Of course, not everyone honors the same ethic. And so the wars begin. The export-import company's truck will obstruct the entrance to the garage, who in turn will block it with a tow-truck while all along, the traffic along the street will build. And soon a chorus of horns will ring out through the neighborhood. But time is money, and eventually the garage will be forced to pull back to let the delivery truck leave. An armistice that will last only a day.

I once waged my own wars on the block. Cars from the limousine company down the block were occupying more and more of the spaces. I was tired of having to park several blocks away. They had a huge parking lot of their own next to the company building.

And so I fought back. I honked and yelled at the company's drivers. Sometimes I double-parked to trap them in, and when I could, I snuck in behind them and stole the space outright. If they cursed me, I cursed back. They had room of their own down the street, I reasoned. They didn't need the space in front of my apartment building, too.

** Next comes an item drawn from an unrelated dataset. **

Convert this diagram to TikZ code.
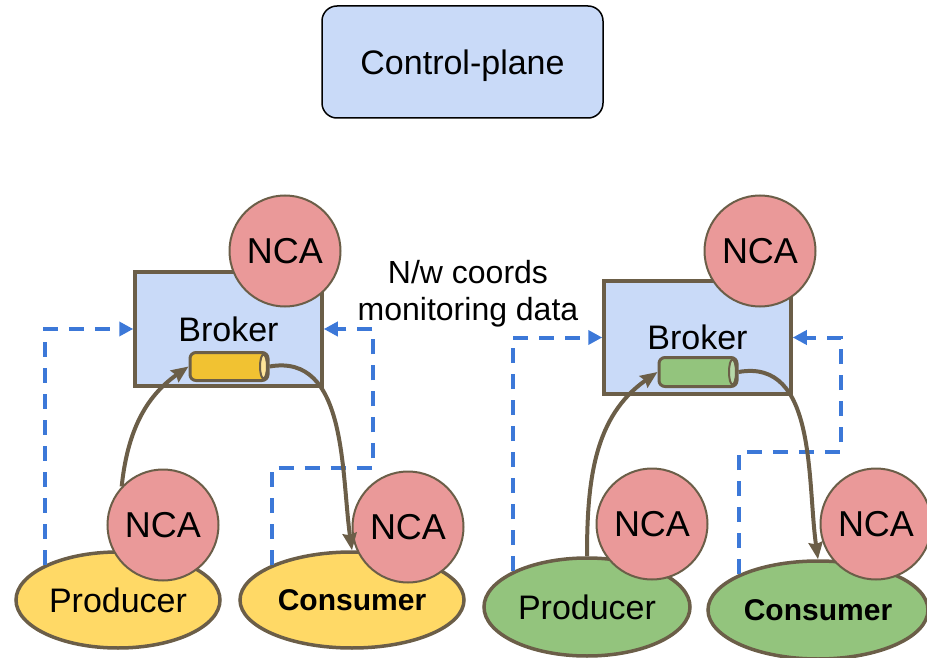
\documentclass[tikz,border=0pt]{standalone}
\usepackage{fontspec}
\setmainfont{Liberation Sans}
\usetikzlibrary{shapes.geometric,arrows.meta}

\definecolor{planeblue}{HTML}{C9DAF8}
\definecolor{edgebrown}{HTML}{6B5E48}
\definecolor{ncared}{HTML}{EA9999}
\definecolor{ylwfill}{HTML}{FFD966}
\definecolor{ylwcyl}{HTML}{F1C232}
\definecolor{ylwend}{HTML}{FFE599}
\definecolor{grnfill}{HTML}{93C47D}
\definecolor{grnend}{HTML}{B6D7A8}
\definecolor{monblue}{HTML}{3C78D8}

\begin{document}
\begin{tikzpicture}[x=1pt,y=1pt,
    bigtxt/.style={font=\fontsize{34}{40}\selectfont},
    brokerbox/.style={draw=edgebrown,line width=3.5pt,fill=planeblue,minimum width=187pt,minimum height=114pt,inner sep=0pt,bigtxt},
    nca/.style={circle,draw=edgebrown,line width=2pt,fill=ncared,minimum size=111pt,inner sep=0pt,font=\fontsize{36}{42}\selectfont},
    app/.style={ellipse,draw=edgebrown,line width=3.5pt,minimum height=96pt,inner sep=0pt,bigtxt},
    topic/.style={draw=edgebrown,line width=3pt,rounded corners=6pt,minimum width=78pt,minimum height=28pt,inner sep=0pt},
    topicend/.style={draw=edgebrown,line width=2pt},
    mon/.style={draw=monblue,line width=4pt,dash pattern=on 15pt off 11pt,-{Triangle[length=14pt,width=14pt]}},
    flow/.style={draw=edgebrown,line width=4pt,-{Stealth[length=17pt,width=14pt,inset=2pt]}}]
    \useasboundingbox (0,0) rectangle (927,-658);

    \node[draw=black,line width=1.5pt,rounded corners=15pt,fill=planeblue,minimum width=281pt,minimum height=112pt,text depth=0pt,bigtxt] (ctrl) at (462.5,-62) {Control-plane};

    % left cluster
    \node[brokerbox] (brokL) at (228.5,-329) {Broker};
    \node[topic,fill=ylwcyl] (cylL) at (229,-366.5) {};
    \draw[topicend,fill=ylwend] ([xshift=-6pt]cylL.east) ellipse (3.5pt and 12pt);
    \node[nca] (ncaBL) at (285,-251) {NCA};
    \node[app,fill=ylwfill,minimum width=204pt] (prodL) at (118,-600) {Producer};
    \node[app,fill=ylwfill,minimum width=224pt,font=\fontsize{30}{36}\selectfont\bfseries] (consL) at (352,-600) {Consumer};
    \node[nca] (ncaPL) at (163,-525) {NCA};
    \node[nca] (ncaCL) at (408,-527) {NCA};

    % right cluster
    \node[brokerbox,minimum height=113pt] (brokR) at (697.5,-337.5) {Broker};
    \node[topic,fill=grnfill,minimum height=29pt] (cylR) at (698,-372) {};
    \draw[topicend,fill=grnend] ([xshift=-6pt]cylR.east) ellipse (3.5pt and 12.5pt);
    \node[nca] (ncaBR) at (760,-251) {NCA};
    \node[app,fill=grnfill,minimum width=206pt,minimum height=98pt] (prodR) at (587,-607) {Producer};
    \node[app,fill=grnfill,minimum width=220pt,minimum height=98pt,font=\fontsize{30}{36}\selectfont\bfseries] (consR) at (818,-610) {Consumer};
    \node[nca] (ncaPR) at (652,-524) {NCA};
    \node[nca] (ncaCR) at (876,-524) {NCA};

    \node[align=center,font=\fontsize{32}{37}\selectfont] (monlbl) at (468,-294) {N/w coords\\monitoring data};

    % monitoring paths
    \coordinate (bendL) at (373,-468);
    \coordinate (bendR) at (841,-452);
    \draw[mon] (prodL.north west) |- (brokL.west);
    \draw[mon] (consL.north west) |- (bendL) |- (brokL.east);
    \draw[mon] (prodR.north west) |- (brokR.west);
    \draw[mon] (consR.north west) |- (bendR) |- (brokR.east);

    % data paths
    \draw[flow] (ncaPL.137) to[out=84,in=215] (cylL.west);
    \draw[flow] (cylL.east) to[out=10,in=98] (consL.north);
    \draw[flow] (prodR.north) to[out=90,in=215] (cylR.west);
    \draw[flow] (cylR.east) to[out=10,in=98] (consR.north);
\end{tikzpicture}
\end{document}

Then one day I went to my car to run a mid-day errand. I started up, turned the wheel and inched forward. Clunk-a-clunk-a-clunk, my car went. I felt it as much as I heard it. I got out to see what the problem was. I had two flat tires on the passenger side of the car. I got back in and hobbled down the street to the garage at the corner.

The mechanic who came out shook his head. "What did you do?"

I shrugged. "Nothing," I said.

He shook his head again. "Someone slit your tires, miss."

I swallowed. What choice did I have? I told him to put on new tires.

For the next few months I studied those drivers, wondering which one had waited under the cover of darkness to slash my tires. But I conceded whatever parking space they wanted on the block.

Years have passed, and I've found my own peace. And somehow, I never want for a parking spot now.